** START RECORDS FOR THE EXERCISE **
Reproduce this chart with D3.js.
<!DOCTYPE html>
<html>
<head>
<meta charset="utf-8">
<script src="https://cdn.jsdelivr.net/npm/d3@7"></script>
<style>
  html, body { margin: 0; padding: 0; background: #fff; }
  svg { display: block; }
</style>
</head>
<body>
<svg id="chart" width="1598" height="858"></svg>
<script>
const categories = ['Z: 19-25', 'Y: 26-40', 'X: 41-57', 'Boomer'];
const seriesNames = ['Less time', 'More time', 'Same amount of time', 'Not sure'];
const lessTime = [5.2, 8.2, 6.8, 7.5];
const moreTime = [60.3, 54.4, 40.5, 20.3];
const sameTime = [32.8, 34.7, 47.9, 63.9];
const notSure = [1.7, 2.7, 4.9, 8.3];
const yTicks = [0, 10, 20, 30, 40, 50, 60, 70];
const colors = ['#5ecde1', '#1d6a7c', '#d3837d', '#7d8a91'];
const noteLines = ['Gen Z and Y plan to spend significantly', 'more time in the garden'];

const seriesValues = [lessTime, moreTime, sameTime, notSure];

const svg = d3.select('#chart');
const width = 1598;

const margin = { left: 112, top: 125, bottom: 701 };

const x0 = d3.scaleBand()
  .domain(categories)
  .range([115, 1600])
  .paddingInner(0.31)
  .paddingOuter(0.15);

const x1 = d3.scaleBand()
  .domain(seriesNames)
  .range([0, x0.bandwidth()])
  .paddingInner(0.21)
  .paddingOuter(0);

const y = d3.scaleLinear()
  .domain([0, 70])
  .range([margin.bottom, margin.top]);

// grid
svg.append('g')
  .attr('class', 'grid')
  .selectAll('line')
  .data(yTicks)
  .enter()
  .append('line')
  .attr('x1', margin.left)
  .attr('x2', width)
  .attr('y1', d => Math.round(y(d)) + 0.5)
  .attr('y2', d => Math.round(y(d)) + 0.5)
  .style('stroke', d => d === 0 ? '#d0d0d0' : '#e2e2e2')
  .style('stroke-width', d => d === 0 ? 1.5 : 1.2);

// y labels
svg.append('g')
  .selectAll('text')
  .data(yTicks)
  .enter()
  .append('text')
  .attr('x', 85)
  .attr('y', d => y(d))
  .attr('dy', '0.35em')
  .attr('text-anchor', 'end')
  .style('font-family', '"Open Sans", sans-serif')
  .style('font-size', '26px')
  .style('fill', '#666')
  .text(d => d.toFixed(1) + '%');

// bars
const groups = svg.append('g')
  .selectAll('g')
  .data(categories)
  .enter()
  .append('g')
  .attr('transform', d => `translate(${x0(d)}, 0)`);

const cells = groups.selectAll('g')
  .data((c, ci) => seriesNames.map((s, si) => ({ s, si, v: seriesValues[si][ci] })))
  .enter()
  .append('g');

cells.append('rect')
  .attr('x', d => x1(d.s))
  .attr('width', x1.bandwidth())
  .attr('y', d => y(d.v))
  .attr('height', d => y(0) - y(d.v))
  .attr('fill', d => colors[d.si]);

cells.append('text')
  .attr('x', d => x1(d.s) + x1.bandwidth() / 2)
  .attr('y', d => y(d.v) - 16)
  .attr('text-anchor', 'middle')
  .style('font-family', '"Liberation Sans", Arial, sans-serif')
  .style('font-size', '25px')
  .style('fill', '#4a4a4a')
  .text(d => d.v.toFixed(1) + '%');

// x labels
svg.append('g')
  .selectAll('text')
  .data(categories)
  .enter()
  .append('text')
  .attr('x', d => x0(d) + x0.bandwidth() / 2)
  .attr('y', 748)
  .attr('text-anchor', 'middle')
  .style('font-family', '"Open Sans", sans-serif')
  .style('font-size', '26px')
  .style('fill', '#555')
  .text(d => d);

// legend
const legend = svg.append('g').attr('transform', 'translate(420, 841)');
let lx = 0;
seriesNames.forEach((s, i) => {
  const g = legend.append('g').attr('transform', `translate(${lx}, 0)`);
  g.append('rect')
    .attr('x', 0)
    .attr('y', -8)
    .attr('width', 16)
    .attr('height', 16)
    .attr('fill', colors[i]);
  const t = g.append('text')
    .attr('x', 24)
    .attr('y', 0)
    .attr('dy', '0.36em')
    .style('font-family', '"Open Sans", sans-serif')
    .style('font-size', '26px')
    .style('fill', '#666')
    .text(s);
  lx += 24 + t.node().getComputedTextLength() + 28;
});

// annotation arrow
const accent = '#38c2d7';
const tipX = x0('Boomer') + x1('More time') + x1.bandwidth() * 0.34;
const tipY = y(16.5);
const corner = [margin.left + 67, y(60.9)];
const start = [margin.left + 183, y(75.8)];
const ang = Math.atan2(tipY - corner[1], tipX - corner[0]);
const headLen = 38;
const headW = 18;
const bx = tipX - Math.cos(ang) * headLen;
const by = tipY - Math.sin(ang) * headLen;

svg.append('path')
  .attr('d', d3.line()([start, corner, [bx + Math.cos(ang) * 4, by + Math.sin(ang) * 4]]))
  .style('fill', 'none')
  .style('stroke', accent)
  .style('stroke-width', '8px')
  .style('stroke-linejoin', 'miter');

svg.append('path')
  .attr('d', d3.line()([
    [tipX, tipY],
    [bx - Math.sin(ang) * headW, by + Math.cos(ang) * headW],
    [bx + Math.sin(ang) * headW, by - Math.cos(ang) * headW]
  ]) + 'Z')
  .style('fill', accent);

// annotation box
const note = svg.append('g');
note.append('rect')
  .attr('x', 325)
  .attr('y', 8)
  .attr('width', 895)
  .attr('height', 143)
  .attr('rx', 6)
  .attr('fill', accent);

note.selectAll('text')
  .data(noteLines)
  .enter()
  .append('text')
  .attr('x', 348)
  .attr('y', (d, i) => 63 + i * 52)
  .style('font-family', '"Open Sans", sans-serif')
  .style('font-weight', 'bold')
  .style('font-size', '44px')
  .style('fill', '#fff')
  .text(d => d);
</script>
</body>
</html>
** END RECORDS FOR THE EXERCISE **
** START RECORDS FOR THE EXERCISE **
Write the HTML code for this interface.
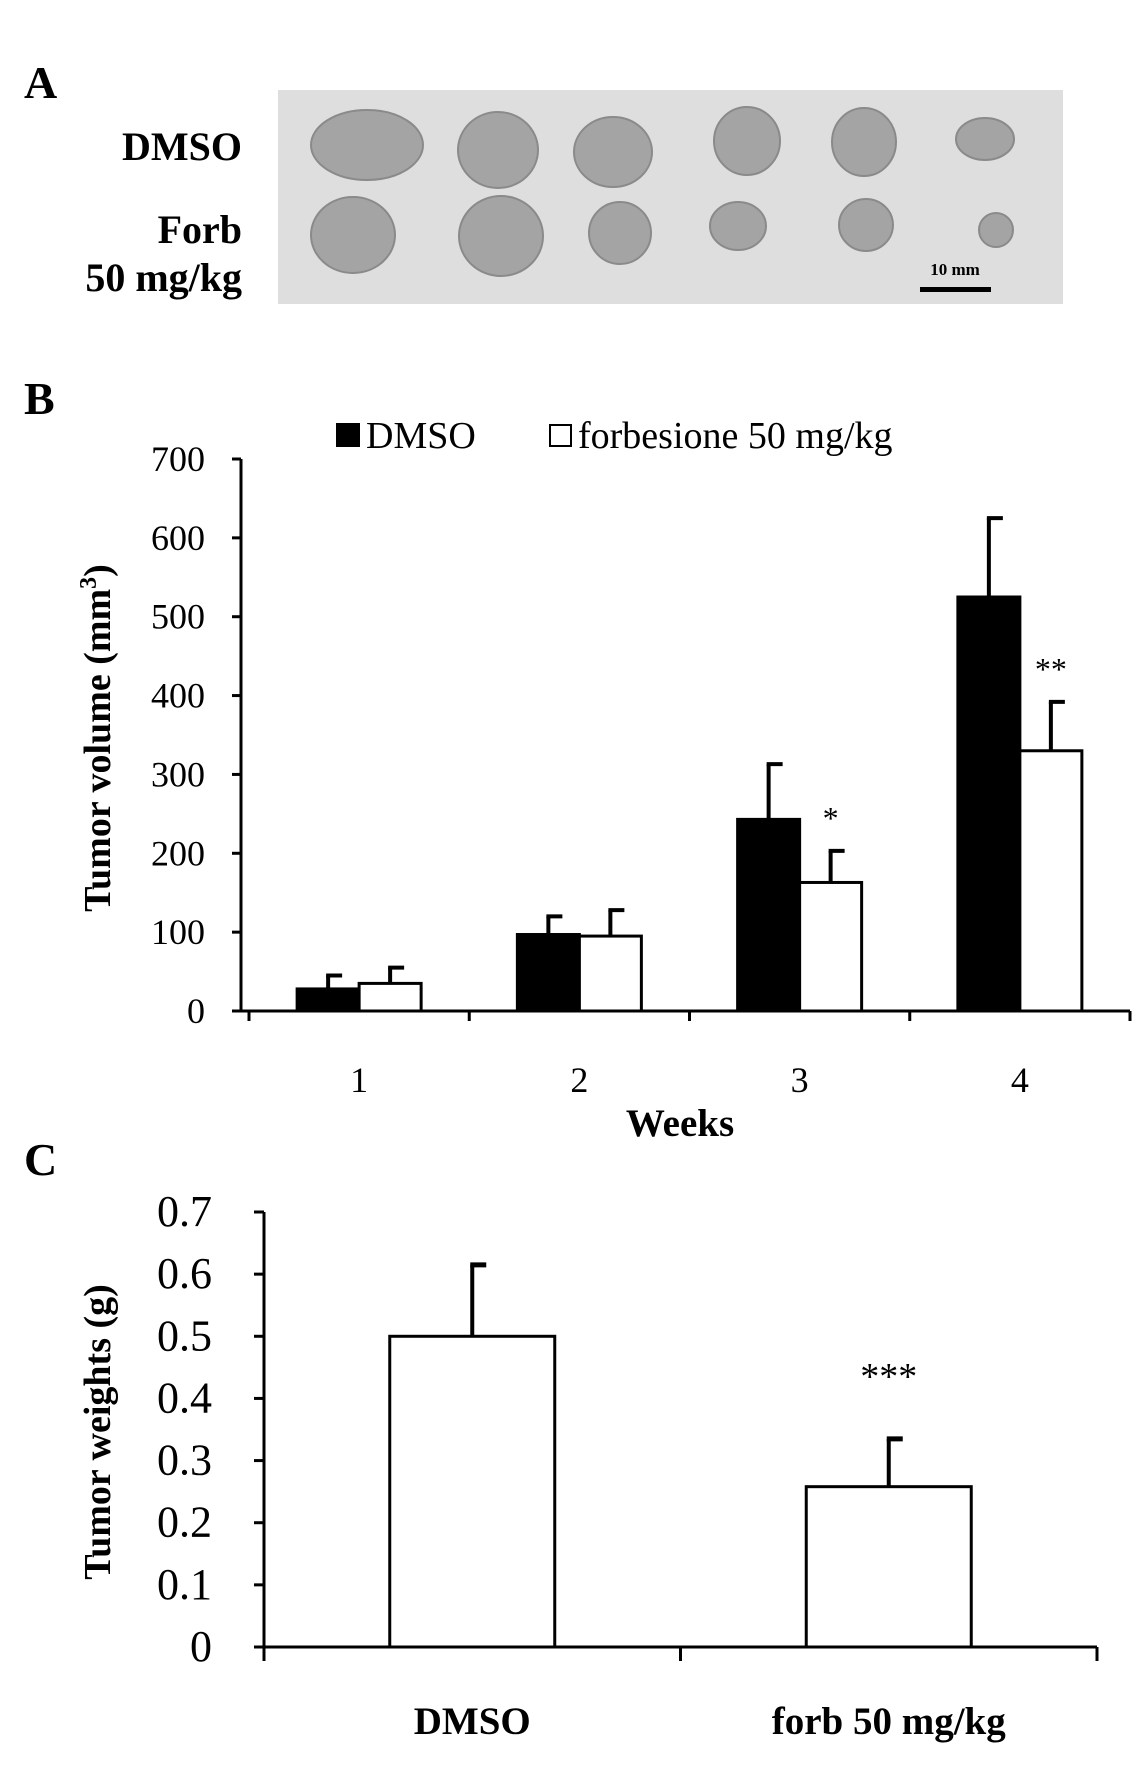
** END RECORDS FOR THE EXERCISE **
Your task is to collect every line above that contains the word "this".

**ANSWER FOR THE TASK:**
Reproduce this chart with D3.js.
Write the HTML code for this interface.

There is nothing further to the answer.